By the time Roaring Fork flows into the Colorado River at Glenwood Springs, it has journeyed some 70 miles from its gentle beginnings near Aspen. During spring runoff, the turbulent waters gather small boulders and fallen tree trunks as it charges along its pathway, sending forth a thunderous sound -- the Utes called it "Thunder River" -- to announce its arrival into the valley.


Years before white man's footsteps fell in this region, the Utes made their way into the area as springtime snowmelt began, seeking hunting grounds and the soothing properties of the natural hot springs, which they called "Yampah," or "Big Medicine." A hogan was built over the south end of the springs where the restorative and healing qualities of the springs provided relief for winter aches and miraculous cures to various other maladies.


In 1878, James Landis came from Leadville in search of hay, and the friendly Utes shared the hot springs' pleasures with him. That same year the Indians were forced onto reservations in nearby Utah, clearing the way for white settlers. The next spring, Landis returned to file squatter's rights to a parcel of land where he built a small cabin. In time, the springs area and a small tract surrounding it was purchased by Walter B. Devereux, a mining engineer who constructed a rock wall to separate the river from the springs in 1888. He then encircled the springs with masonry to complete a world-class spa and hotel called the Natatorium.


People still flock to the world's largest hot springs pool in Glenwood, soaking in year-round enjoyment in the medicinal waters which have enticed visitors from all over the world, including notable figures such as Teddy Roosevelt, Doc Holiday and Buffalo Bill. Less worthy of notice, but equally valuable in Colorado's history were the miners who came out of the higher regions to bathe and do laundry in the heated waters. -- Glenn Bamburg


The trout's willingness to move dwindles in icy currents. Fish seldom venture far from deep-water lies to intercept food. Daily intake also tapers off due to lower body metabolism. Conversely, whitefish activity accelerates, making them prime targets for winter anglers.

"Finding deeper pools where fish are congregated and using enough weight to get flies down to them are keys to success," advised Sands. "Both trout and whitefish hold right along the bottom, so your flies must also bounce right along the bottom. If you're not breaking off a few flies and losing setups; you probably won't catch nearly as many fish."

You'll have to thread the needle, bumping flies off their noses. When fish are that deep, your approach isn't too critical but don't trudge into the water. The Fork is an edge-fishing river, with most trout holding within a dozen feet of the bank. Use relatively short, tight-line presentations, wading as little as possible.
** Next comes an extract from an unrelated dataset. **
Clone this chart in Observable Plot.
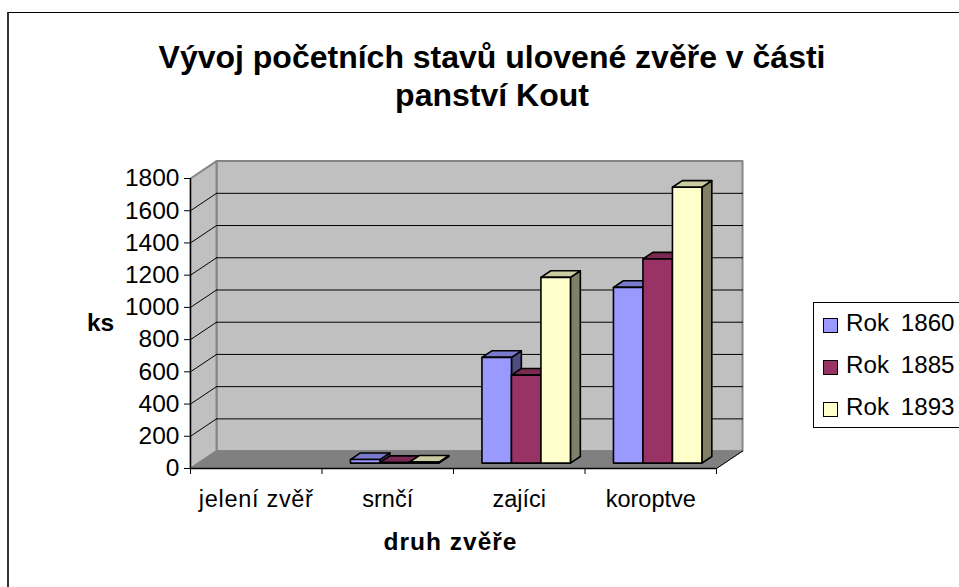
<!DOCTYPE html>
<html><head><meta charset="utf-8">
<script src="https://cdn.jsdelivr.net/npm/d3@7"></script>
<script src="https://cdn.jsdelivr.net/npm/@observablehq/plot@0.6"></script>
<style>
html,body{margin:0;padding:0;background:#fff;overflow:hidden}
#wrap{position:relative;width:959px;height:587px;overflow:hidden;font-family:"Liberation Sans",Arial,sans-serif;color:#000}
#frame{position:absolute;left:7px;top:12px;width:1000px;height:700px;border:1px solid #000;border-left:2px solid #333;box-sizing:border-box}
#title{position:absolute;left:0;width:984px;top:38px;text-align:center;font-weight:bold;font-size:32px;line-height:38px;white-space:nowrap}
#legend{position:absolute;left:813px;top:302px;width:160px;height:126px;border:1px solid #000;box-sizing:border-box}
#legend div{position:absolute;left:0;font-size:24.2px;line-height:28px;white-space:pre;word-spacing:5px}
#legend i{position:absolute;left:9px;top:9px;width:15px;height:15px;border:1.5px solid #000;box-sizing:border-box}
#legend span{position:absolute;left:32px;top:0}
svg{position:absolute;left:0;top:0}
</style></head><body>
<div id="wrap"><div id="frame"></div>
<div id="title">Vývoj početních stavů ulovené zvěře v části<br>panství Kout</div>
<div id="chart"></div><div id="legend"></div></div>
<script>
const categories=["jelení zvěř","srnčí","zajíci","koroptve"];
const series=["Rok 1860","Rok 1885","Rok 1893"];
const v1860=[0,22,656,1091];
const v1885=[0,4,546,1267];
const v1893=[0,6,1153,1712];
const frontColors=["#9999ff","#993366","#ffffcc"];
const topColors=["#7a7acc","#7a2952","#cccca3"];
const sideColors=["#4d4d80","#4d1a33","#808066"];
const yTicks=[0,200,400,600,800,1000,1200,1400,1600,1800];
const values=[v1860,v1885,v1893];

// oblique projection: depth 0 = front plane, 1 = back wall
const depthX=0.198, depthY=108;
const P=(x,v,d)=>({x:x+d*depthX,y:v+d*depthY});
const yMax=1800;
const poly=(id,pts)=>pts.map(p=>({id,...p}));
const closed=(data,o)=>Plot.line(data,{x:"x",y:"y",z:"id",curve:"linear-closed",...o});

const wall=poly("back",[P(0,0,1),P(4,0,1),P(4,yMax,1),P(0,yMax,1)]);
const side=poly("side",[P(0,0,0),P(0,0,1),P(0,yMax,1),P(0,yMax,0)]);
const floor=poly("floor",[P(0,0,0),P(4,0,0),P(4,0,1),P(0,0,1)]);

const d0=0.31,d1=0.69,barW=0.2243,gapL=0.155;
const faceMarks=[];
categories.forEach((c,i)=>series.forEach((s,j)=>{
  const val=values[j][i]; if(!val) return;
  const a=i+gapL+j*barW,b=a+barW,k=`${i}-${j}`;
  faceMarks.push(closed(poly(k,[P(b,0,d0),P(b,val,d0),P(b,val,d1),P(b,0,d1)]),{fill:sideColors[j],stroke:"#000",strokeWidth:1.6}));
  faceMarks.push(closed(poly(k,[P(a,val,d0),P(b,val,d0),P(b,val,d1),P(a,val,d1)]),{fill:topColors[j],stroke:"#000",strokeWidth:1.6}));
  faceMarks.push(closed(poly(k,[P(a,0,d0),P(b,0,d0),P(b,val,d0),P(a,val,d0)]),{fill:frontColors[j],stroke:"#000",strokeWidth:1.6}));
}));
const inner=yTicks.filter(t=>t>0&&t<yMax);

const chart=Plot.plot({
  width:959,height:587,
  marginLeft:190,marginRight:243,marginTop:178,marginBottom:119,
  style:{background:"transparent",fontFamily:'"Liberation Sans",Arial,sans-serif',overflow:"visible"},
  x:{domain:[0,4],axis:null},
  y:{domain:[0,yMax],axis:null},
  marks:[
    closed(wall,{fill:"#c0c0c0",stroke:"#868686",strokeWidth:2}),
    closed(side,{fill:"#c0c0c0",stroke:"#868686",strokeWidth:2}),
    closed(floor,{fill:"#808080",stroke:"#808080",strokeWidth:1}),
    Plot.line(inner.flatMap(t=>[{id:t,...P(0,t,1)},{id:t,...P(4,t,1)}]),{x:"x",y:"y",z:"id",stroke:"#000",strokeWidth:1}),
    Plot.line(inner.flatMap(t=>[{id:t,...P(0,t,0)},{id:t,...P(0,t,1)}]),{x:"x",y:"y",z:"id",stroke:"#000",strokeWidth:1}),
    ...faceMarks,
    Plot.line([P(4,0,0),P(4,0,1)],{x:"x",y:"y",stroke:"#000",strokeWidth:1}),
    Plot.ruleY([0],{stroke:"#000",strokeWidth:1.3}),
    Plot.ruleX([0],{stroke:"#000",strokeWidth:1.3}),
    Plot.axisY({ticks:yTicks,tickSize:6,tickPadding:5,fontSize:24.5,label:null,tickFormat:d=>String(d),stroke:"#000"}),
    Plot.axisX({anchor:"bottom",ticks:[0,1,2,3,4],tickSize:6,tickFormat:()=>"",label:null,stroke:"#000"}),
    Plot.axisX({anchor:"bottom",ticks:[0.5,1.5,2.5,3.5],tickSize:0,tickPadding:22,fontSize:23.5,label:null,tickFormat:d=>categories[Math.floor(d)]}),
    Plot.text(["ks"],{x:0,y:900,dx:-90,fontSize:24.5,fontWeight:"bold"}),
    Plot.text(["druh zvěře"],{x:2,y:0,dy:74,dx:-3,fontSize:24.5,fontWeight:"bold"})
  ]
});
d3.select(chart).selectAll("text").filter(function(){return this.textContent==="jelení zvěř"}).style("letter-spacing","0.7px");
d3.select(chart).selectAll("text").filter(function(){return this.textContent==="druh zvěře"}).style("letter-spacing","1px");
document.getElementById("chart").append(chart);
const legend=document.getElementById("legend");
series.forEach((s,j)=>{
  const d=document.createElement("div");
  d.style.top=(6+j*42)+"px";
  const i=document.createElement("i");i.style.background=frontColors[j];
  const t=document.createElement("span");t.textContent=s;
  d.append(i,t);legend.append(d);
});
</script></body></html>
You still need to dead-drift flies in winter. This method consistently hooks more trout than swinging or moving flies unnaturally in the current. In tight water, high-sticking is more effective, keeping excess line off the water. But in larger pools, you may cast out farther than high-sticking allows, so mend line accordingly.

Cast far enough upstream to drift flies through the deepest water. When fish are holding right on bottom, strikes generally occur as nymphs reach their lowest point near the middle or lower end of the drift.

"Anytime you have significant amounts of split shot, you can't cast in a traditional manner because you can't maintain a casting loop," warned Sands. "Nice, big, smooth roll casts are the most appropriate means of delivering weighted leaders. Roll casts are accurate and minimize tangling. If you cast traditionally, you'll spend more time cutting rigs apart and redoing leaders than fishing.

"If you're getting nice, drag-free presentations," he continued, "let your flies drift downstream until they drag. The longer flies are in the water, the more opportunity they have to get eaten. At the end of each drift, the line and leader are in perfect position to roll cast again. When your line tightens and loads the rod, roll the flies back upstream at the desired target."

In winter, the Roaring Fork Valley is subject to extreme weather. Dress in layers of fleece or other moisture-wicking materials. As temperatures fluctuate, shed or add layers. Warm hats and gloves are essential, while insulated waders protect against icy currents.